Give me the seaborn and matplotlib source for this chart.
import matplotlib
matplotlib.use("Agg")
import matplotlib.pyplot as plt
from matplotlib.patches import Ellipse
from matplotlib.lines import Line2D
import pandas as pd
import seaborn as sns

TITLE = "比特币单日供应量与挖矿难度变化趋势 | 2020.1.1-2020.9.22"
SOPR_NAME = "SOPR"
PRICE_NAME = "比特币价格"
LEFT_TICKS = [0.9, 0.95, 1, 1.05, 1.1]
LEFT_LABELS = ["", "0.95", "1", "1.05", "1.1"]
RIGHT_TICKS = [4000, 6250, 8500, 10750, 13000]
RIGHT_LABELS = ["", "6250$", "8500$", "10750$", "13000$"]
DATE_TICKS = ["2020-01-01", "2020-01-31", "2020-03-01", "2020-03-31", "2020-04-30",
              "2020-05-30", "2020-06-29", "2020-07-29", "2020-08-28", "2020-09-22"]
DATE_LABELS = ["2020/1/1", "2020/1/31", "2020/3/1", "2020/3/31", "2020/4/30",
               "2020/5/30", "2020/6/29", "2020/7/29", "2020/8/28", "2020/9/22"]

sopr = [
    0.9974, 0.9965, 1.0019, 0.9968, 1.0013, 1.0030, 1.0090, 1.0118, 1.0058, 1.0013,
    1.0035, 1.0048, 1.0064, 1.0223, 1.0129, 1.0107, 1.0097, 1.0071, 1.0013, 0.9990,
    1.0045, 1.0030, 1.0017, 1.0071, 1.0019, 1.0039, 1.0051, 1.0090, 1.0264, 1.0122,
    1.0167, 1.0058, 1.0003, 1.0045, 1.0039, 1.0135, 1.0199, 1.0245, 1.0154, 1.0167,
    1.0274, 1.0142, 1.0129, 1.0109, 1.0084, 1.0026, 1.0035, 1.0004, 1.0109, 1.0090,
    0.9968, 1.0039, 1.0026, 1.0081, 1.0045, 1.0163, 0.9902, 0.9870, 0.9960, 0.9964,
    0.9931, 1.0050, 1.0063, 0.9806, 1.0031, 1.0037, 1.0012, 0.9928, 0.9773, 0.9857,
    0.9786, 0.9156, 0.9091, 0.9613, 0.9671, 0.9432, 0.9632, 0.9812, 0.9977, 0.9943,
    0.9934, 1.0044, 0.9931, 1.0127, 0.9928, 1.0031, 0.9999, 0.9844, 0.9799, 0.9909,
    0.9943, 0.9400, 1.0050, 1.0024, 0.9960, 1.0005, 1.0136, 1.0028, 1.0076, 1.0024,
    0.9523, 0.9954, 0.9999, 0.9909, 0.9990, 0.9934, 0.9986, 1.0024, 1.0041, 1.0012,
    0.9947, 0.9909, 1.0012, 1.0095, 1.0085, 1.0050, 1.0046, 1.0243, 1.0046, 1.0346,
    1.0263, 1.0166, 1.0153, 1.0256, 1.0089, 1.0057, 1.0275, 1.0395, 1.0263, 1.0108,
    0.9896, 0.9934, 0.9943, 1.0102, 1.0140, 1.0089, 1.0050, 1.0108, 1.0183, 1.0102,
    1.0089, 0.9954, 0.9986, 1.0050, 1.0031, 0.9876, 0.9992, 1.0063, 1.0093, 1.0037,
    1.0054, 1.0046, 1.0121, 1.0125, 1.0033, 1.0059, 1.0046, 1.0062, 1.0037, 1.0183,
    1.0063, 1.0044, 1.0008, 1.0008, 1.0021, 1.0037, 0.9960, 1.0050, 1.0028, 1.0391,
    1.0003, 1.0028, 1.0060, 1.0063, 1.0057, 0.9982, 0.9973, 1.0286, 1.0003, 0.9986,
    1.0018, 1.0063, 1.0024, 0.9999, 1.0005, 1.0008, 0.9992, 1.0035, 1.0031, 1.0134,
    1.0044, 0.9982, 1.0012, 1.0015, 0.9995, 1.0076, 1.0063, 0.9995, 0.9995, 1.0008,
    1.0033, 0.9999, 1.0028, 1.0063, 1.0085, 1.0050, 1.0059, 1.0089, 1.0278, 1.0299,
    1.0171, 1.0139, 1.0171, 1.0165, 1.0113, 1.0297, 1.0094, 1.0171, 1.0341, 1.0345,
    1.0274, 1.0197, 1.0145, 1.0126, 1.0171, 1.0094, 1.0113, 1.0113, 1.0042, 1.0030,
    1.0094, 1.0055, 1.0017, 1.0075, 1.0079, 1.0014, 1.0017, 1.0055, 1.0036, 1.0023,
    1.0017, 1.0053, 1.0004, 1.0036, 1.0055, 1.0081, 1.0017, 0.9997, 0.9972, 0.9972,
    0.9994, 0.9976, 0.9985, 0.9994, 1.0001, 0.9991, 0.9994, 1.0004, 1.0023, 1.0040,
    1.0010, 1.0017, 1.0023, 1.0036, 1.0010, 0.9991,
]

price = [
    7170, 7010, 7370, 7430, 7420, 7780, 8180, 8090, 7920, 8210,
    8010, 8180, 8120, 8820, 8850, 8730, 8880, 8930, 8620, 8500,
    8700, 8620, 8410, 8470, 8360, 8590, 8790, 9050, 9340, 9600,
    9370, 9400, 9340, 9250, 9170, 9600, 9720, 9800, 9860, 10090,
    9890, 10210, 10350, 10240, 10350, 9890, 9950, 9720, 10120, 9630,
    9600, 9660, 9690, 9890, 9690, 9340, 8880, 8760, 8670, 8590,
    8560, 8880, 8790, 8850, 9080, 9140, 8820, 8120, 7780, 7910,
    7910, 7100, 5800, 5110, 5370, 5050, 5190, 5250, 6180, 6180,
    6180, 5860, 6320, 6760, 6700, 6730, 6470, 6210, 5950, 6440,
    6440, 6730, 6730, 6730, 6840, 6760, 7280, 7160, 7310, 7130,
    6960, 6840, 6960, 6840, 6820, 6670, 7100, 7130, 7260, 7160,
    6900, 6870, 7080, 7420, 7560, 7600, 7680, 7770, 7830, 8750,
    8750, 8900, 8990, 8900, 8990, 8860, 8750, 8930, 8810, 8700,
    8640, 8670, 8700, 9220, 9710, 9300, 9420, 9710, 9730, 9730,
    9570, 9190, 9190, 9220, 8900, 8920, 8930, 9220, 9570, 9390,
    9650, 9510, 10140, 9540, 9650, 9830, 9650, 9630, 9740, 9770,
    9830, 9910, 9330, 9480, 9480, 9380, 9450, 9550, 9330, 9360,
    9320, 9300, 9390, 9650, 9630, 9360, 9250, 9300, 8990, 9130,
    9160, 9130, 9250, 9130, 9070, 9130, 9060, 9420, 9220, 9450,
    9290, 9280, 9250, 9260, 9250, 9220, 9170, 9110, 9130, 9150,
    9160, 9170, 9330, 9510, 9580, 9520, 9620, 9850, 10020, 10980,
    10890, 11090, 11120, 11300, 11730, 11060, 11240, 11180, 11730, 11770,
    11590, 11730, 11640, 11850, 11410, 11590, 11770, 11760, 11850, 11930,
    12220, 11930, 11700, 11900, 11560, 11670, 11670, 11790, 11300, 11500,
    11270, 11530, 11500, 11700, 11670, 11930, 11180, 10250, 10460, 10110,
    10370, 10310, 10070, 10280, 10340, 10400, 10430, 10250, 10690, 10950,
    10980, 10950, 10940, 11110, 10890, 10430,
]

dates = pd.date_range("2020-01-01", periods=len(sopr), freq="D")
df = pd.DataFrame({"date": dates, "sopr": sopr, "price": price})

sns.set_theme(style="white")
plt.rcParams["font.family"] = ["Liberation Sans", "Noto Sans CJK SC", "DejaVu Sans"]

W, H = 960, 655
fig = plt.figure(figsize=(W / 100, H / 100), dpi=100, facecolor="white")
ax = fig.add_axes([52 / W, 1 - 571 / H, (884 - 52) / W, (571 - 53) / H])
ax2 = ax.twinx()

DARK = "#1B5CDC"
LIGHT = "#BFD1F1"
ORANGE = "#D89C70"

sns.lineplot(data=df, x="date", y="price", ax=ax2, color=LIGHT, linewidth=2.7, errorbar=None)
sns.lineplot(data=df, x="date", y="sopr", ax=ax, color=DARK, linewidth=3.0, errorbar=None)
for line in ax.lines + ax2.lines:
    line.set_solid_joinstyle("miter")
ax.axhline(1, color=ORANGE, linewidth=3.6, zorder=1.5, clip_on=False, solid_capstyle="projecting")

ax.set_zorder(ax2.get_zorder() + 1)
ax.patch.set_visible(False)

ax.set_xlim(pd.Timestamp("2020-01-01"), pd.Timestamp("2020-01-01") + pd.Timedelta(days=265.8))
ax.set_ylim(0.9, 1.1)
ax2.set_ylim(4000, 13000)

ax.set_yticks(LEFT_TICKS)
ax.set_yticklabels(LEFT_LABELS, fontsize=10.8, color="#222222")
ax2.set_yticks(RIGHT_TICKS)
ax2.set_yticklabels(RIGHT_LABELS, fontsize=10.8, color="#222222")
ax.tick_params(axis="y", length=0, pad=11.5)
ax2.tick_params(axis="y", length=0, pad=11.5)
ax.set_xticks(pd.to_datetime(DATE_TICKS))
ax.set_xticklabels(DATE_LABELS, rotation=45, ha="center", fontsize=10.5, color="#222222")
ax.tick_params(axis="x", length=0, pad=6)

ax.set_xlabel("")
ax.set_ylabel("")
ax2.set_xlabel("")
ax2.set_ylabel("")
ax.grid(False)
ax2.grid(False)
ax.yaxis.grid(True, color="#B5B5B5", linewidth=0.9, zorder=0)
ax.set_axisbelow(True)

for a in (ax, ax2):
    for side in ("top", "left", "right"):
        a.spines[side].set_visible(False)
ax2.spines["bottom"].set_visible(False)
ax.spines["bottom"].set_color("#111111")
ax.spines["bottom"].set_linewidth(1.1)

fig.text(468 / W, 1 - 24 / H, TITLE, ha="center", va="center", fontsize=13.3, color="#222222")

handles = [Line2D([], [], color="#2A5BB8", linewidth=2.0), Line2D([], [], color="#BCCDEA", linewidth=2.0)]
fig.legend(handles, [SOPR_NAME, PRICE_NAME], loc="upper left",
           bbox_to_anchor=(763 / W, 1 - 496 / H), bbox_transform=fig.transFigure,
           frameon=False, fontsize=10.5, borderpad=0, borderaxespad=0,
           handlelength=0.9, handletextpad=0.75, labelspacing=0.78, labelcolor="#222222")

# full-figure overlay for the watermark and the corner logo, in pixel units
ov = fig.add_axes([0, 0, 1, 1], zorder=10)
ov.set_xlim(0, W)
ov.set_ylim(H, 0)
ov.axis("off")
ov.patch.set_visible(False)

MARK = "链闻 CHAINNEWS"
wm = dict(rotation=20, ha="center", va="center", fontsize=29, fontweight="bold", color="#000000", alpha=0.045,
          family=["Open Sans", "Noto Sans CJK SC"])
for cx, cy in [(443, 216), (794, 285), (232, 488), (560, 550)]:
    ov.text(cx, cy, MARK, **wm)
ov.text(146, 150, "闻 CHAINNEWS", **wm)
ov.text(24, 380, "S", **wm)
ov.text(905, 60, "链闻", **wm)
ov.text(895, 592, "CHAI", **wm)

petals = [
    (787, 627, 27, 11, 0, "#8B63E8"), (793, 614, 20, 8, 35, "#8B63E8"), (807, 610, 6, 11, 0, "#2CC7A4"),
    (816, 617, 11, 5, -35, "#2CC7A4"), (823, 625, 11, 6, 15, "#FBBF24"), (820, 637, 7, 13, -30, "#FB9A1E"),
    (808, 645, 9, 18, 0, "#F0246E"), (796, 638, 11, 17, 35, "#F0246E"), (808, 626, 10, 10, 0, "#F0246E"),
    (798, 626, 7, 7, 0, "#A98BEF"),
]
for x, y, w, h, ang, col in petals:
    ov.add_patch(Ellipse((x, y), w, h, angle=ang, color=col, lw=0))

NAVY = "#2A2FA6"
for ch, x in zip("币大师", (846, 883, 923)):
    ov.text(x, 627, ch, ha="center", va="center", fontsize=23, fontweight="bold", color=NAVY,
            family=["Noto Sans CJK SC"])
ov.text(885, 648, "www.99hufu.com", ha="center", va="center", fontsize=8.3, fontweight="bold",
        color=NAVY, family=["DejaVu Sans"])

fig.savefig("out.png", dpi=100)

§ **TASK DESCRIPTION**
Set down verbatim only the lines between the start of the data above and the line with "import seaborn as sns", both boundaries included.

§ **EXERCISE RESPONSE**
Give me the seaborn and matplotlib source for this chart.
import matplotlib
matplotlib.use("Agg")
import matplotlib.pyplot as plt
from matplotlib.patches import Ellipse
from matplotlib.lines import Line2D
import pandas as pd
import seaborn as sns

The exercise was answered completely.